> Task instructions: Take the lines from the head of the listing through the one bearing "1.44, 0.98, 0.43];" and copy them exactly, leaving every picture out.

> Material provided:
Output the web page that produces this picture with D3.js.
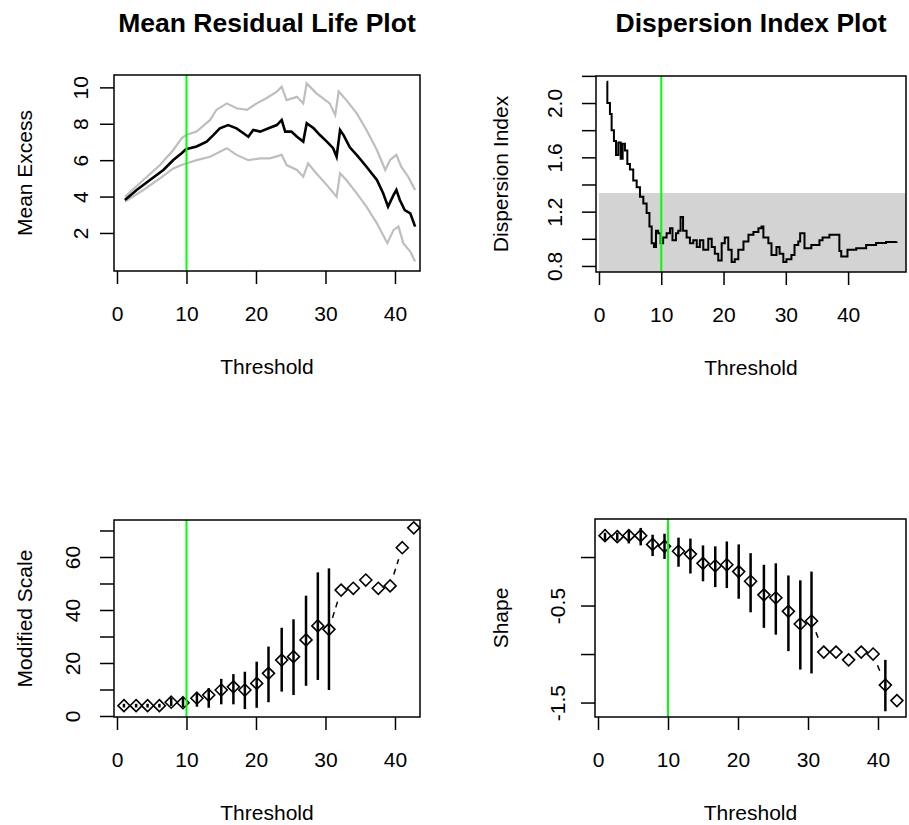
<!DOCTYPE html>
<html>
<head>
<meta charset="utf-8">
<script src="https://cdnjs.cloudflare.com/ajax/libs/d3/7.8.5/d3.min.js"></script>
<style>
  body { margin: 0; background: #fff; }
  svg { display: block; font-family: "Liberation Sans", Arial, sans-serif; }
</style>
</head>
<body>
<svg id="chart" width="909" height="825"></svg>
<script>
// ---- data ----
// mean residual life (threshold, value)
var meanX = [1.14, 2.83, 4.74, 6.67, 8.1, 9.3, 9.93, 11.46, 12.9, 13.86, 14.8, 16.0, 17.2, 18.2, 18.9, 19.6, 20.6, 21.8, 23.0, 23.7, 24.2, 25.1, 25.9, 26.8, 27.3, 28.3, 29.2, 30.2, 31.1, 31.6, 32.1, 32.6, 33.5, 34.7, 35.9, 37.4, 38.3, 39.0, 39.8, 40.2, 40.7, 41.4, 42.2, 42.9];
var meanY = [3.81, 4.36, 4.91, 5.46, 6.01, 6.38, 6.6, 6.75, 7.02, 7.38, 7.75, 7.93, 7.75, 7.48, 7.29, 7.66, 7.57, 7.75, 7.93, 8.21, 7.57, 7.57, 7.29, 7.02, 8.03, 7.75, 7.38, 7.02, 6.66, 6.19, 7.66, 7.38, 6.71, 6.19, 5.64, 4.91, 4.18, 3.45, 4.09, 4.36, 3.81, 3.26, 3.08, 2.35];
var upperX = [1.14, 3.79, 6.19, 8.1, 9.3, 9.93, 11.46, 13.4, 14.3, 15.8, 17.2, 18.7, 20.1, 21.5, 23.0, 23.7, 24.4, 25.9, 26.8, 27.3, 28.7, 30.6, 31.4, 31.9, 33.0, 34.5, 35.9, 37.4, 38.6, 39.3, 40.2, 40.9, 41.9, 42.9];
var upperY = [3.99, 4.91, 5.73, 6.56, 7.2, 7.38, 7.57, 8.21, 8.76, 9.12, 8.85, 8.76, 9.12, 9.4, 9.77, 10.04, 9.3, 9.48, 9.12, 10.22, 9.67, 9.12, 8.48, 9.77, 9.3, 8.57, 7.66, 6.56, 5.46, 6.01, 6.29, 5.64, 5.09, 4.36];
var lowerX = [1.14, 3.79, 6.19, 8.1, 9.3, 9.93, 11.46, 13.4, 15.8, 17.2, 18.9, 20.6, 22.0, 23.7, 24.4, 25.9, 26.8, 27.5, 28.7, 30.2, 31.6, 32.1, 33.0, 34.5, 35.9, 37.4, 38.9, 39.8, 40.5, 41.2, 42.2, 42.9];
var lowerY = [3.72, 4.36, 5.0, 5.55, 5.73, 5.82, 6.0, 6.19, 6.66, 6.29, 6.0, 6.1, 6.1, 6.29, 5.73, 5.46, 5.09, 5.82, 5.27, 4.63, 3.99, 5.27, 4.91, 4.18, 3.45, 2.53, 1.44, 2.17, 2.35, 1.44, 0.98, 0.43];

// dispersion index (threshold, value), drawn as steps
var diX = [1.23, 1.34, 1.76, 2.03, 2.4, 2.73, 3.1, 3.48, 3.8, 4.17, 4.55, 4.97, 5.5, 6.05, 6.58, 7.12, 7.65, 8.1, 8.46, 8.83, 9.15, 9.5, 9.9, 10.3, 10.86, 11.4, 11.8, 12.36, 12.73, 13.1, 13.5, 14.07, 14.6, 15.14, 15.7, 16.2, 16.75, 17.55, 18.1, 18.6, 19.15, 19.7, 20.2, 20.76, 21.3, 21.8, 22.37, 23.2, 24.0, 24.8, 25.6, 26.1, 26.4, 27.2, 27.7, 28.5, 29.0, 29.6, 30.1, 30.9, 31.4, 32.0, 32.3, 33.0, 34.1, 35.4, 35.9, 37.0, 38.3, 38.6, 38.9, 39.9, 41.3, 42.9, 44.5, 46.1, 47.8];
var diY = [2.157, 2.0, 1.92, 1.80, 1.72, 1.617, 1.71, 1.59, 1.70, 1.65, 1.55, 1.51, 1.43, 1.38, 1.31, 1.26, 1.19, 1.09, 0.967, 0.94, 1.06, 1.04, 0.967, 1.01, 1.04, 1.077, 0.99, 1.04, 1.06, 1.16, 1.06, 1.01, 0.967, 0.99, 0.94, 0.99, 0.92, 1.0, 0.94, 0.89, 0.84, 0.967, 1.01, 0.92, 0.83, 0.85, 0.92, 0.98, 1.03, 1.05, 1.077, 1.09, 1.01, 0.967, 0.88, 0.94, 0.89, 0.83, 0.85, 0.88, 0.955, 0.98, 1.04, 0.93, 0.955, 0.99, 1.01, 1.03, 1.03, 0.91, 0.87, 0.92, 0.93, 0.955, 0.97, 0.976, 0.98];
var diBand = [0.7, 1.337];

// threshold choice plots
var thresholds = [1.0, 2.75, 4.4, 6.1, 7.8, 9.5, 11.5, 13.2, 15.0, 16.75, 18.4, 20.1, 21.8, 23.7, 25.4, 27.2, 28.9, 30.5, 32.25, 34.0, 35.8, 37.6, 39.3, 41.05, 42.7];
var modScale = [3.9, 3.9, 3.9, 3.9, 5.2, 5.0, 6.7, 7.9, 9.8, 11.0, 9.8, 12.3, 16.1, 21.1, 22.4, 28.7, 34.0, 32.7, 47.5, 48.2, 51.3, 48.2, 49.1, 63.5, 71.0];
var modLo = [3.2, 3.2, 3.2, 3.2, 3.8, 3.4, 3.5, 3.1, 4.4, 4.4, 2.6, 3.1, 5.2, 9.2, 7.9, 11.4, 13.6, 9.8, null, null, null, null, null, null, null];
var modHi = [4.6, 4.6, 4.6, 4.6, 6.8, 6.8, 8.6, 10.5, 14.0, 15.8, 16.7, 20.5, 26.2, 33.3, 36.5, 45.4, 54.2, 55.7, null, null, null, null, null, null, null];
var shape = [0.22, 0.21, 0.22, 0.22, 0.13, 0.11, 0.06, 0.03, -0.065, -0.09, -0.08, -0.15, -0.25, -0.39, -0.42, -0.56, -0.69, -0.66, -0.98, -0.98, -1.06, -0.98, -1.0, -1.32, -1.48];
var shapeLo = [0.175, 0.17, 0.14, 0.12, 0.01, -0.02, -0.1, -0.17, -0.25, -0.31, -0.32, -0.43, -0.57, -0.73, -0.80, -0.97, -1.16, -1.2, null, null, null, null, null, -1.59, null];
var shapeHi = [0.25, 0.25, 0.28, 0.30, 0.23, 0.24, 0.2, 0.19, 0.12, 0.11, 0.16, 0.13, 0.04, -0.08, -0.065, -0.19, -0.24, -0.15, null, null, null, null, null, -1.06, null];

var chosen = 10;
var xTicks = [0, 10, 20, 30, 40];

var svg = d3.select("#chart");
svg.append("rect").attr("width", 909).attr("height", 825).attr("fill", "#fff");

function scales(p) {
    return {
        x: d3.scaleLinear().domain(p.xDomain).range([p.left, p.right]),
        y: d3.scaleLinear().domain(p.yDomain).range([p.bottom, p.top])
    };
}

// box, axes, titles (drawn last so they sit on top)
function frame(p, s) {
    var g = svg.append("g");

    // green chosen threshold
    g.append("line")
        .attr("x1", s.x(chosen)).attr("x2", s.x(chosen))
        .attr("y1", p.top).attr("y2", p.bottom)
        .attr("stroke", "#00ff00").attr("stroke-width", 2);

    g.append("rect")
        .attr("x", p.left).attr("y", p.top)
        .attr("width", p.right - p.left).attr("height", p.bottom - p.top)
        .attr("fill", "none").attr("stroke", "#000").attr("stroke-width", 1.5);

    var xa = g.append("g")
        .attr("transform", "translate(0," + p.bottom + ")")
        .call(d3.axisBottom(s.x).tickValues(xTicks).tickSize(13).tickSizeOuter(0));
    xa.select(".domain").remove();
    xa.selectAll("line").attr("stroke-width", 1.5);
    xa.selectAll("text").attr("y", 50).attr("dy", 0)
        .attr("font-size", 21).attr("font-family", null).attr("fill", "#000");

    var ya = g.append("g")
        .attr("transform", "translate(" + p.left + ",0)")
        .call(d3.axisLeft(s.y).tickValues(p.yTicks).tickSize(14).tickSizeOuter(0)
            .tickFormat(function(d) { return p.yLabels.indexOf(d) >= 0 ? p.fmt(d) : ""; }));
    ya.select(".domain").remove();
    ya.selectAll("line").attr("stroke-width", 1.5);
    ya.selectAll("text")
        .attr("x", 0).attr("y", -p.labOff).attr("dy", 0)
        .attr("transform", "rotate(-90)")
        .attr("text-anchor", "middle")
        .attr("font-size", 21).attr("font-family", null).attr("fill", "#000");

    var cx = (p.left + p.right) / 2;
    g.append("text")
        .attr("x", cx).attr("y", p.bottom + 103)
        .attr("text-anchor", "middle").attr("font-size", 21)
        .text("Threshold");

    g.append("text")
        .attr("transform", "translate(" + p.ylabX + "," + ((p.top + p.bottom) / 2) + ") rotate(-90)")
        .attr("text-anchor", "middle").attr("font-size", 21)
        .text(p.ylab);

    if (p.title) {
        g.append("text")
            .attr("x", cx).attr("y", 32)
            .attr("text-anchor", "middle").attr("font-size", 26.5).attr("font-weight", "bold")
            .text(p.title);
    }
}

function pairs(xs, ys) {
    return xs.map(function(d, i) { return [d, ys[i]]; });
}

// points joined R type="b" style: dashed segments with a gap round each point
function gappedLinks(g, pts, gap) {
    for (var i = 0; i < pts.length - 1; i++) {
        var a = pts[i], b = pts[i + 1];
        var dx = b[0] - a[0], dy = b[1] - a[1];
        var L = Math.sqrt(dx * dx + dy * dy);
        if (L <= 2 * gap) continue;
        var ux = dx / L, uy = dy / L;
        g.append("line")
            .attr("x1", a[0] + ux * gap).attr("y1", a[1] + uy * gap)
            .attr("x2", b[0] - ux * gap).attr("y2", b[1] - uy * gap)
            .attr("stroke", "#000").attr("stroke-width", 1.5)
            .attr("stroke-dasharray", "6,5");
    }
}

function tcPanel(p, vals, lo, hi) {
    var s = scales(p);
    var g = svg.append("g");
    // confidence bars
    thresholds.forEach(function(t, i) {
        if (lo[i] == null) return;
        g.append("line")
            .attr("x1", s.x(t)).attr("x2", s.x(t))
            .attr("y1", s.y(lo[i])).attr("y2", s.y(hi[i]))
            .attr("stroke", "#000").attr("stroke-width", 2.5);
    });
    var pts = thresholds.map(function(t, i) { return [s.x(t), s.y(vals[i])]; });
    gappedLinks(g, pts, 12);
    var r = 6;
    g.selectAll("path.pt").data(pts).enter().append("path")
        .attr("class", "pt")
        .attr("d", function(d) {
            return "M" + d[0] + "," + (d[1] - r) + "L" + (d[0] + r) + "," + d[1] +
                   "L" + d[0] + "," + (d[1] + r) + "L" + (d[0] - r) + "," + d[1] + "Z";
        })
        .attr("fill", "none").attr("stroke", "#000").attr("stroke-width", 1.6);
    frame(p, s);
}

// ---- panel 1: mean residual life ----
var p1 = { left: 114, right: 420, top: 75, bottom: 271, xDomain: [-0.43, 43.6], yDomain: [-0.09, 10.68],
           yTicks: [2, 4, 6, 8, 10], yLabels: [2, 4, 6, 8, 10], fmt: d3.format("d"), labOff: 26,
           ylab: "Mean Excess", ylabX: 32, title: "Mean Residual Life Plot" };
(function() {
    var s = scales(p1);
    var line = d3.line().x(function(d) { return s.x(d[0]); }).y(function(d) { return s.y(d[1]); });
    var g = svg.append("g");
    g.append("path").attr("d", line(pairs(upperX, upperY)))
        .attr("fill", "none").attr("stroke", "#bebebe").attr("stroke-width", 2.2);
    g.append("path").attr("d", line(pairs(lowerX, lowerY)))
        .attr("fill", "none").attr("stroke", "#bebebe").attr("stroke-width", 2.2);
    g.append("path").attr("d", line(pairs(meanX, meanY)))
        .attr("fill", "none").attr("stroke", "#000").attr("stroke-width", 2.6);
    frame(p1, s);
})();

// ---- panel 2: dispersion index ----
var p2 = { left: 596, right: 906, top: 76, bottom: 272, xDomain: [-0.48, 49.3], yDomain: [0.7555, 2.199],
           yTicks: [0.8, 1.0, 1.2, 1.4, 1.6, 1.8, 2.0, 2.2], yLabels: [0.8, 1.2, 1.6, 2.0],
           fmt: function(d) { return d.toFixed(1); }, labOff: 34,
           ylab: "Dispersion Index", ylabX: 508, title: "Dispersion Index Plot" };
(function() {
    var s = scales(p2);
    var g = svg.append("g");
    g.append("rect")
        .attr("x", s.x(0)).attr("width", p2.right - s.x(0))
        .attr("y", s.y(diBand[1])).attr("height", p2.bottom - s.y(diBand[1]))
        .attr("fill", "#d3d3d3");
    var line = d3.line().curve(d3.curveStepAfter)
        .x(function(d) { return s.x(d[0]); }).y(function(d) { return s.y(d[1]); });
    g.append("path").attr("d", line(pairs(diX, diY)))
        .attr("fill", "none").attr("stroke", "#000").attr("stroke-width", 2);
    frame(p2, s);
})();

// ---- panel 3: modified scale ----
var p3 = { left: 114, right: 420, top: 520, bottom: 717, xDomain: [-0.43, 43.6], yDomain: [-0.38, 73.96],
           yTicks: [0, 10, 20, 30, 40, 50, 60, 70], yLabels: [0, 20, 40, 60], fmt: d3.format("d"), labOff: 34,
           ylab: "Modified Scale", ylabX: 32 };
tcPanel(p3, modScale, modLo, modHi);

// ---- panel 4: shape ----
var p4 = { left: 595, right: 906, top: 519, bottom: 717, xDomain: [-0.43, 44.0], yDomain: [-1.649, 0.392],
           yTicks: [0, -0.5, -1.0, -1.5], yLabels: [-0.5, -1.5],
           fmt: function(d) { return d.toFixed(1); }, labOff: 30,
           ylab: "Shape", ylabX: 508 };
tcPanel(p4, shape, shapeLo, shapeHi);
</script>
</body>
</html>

> Full response:
Output the web page that produces this picture with D3.js.
<!DOCTYPE html>
<html>
<head>
<meta charset="utf-8">
<script src="https://cdnjs.cloudflare.com/ajax/libs/d3/7.8.5/d3.min.js"></script>
<style>
  body { margin: 0; background: #fff; }
  svg { display: block; font-family: "Liberation Sans", Arial, sans-serif; }
</style>
</head>
<body>
<svg id="chart" width="909" height="825"></svg>
<script>
// ---- data ----
// mean residual life (threshold, value)
var meanX = [1.14, 2.83, 4.74, 6.67, 8.1, 9.3, 9.93, 11.46, 12.9, 13.86, 14.8, 16.0, 17.2, 18.2, 18.9, 19.6, 20.6, 21.8, 23.0, 23.7, 24.2, 25.1, 25.9, 26.8, 27.3, 28.3, 29.2, 30.2, 31.1, 31.6, 32.1, 32.6, 33.5, 34.7, 35.9, 37.4, 38.3, 39.0, 39.8, 40.2, 40.7, 41.4, 42.2, 42.9];
var meanY = [3.81, 4.36, 4.91, 5.46, 6.01, 6.38, 6.6, 6.75, 7.02, 7.38, 7.75, 7.93, 7.75, 7.48, 7.29, 7.66, 7.57, 7.75, 7.93, 8.21, 7.57, 7.57, 7.29, 7.02, 8.03, 7.75, 7.38, 7.02, 6.66, 6.19, 7.66, 7.38, 6.71, 6.19, 5.64, 4.91, 4.18, 3.45, 4.09, 4.36, 3.81, 3.26, 3.08, 2.35];
var upperX = [1.14, 3.79, 6.19, 8.1, 9.3, 9.93, 11.46, 13.4, 14.3, 15.8, 17.2, 18.7, 20.1, 21.5, 23.0, 23.7, 24.4, 25.9, 26.8, 27.3, 28.7, 30.6, 31.4, 31.9, 33.0, 34.5, 35.9, 37.4, 38.6, 39.3, 40.2, 40.9, 41.9, 42.9];
var upperY = [3.99, 4.91, 5.73, 6.56, 7.2, 7.38, 7.57, 8.21, 8.76, 9.12, 8.85, 8.76, 9.12, 9.4, 9.77, 10.04, 9.3, 9.48, 9.12, 10.22, 9.67, 9.12, 8.48, 9.77, 9.3, 8.57, 7.66, 6.56, 5.46, 6.01, 6.29, 5.64, 5.09, 4.36];
var lowerX = [1.14, 3.79, 6.19, 8.1, 9.3, 9.93, 11.46, 13.4, 15.8, 17.2, 18.9, 20.6, 22.0, 23.7, 24.4, 25.9, 26.8, 27.5, 28.7, 30.2, 31.6, 32.1, 33.0, 34.5, 35.9, 37.4, 38.9, 39.8, 40.5, 41.2, 42.2, 42.9];
var lowerY = [3.72, 4.36, 5.0, 5.55, 5.73, 5.82, 6.0, 6.19, 6.66, 6.29, 6.0, 6.1, 6.1, 6.29, 5.73, 5.46, 5.09, 5.82, 5.27, 4.63, 3.99, 5.27, 4.91, 4.18, 3.45, 2.53, 1.44, 2.17, 2.35, 1.44, 0.98, 0.43];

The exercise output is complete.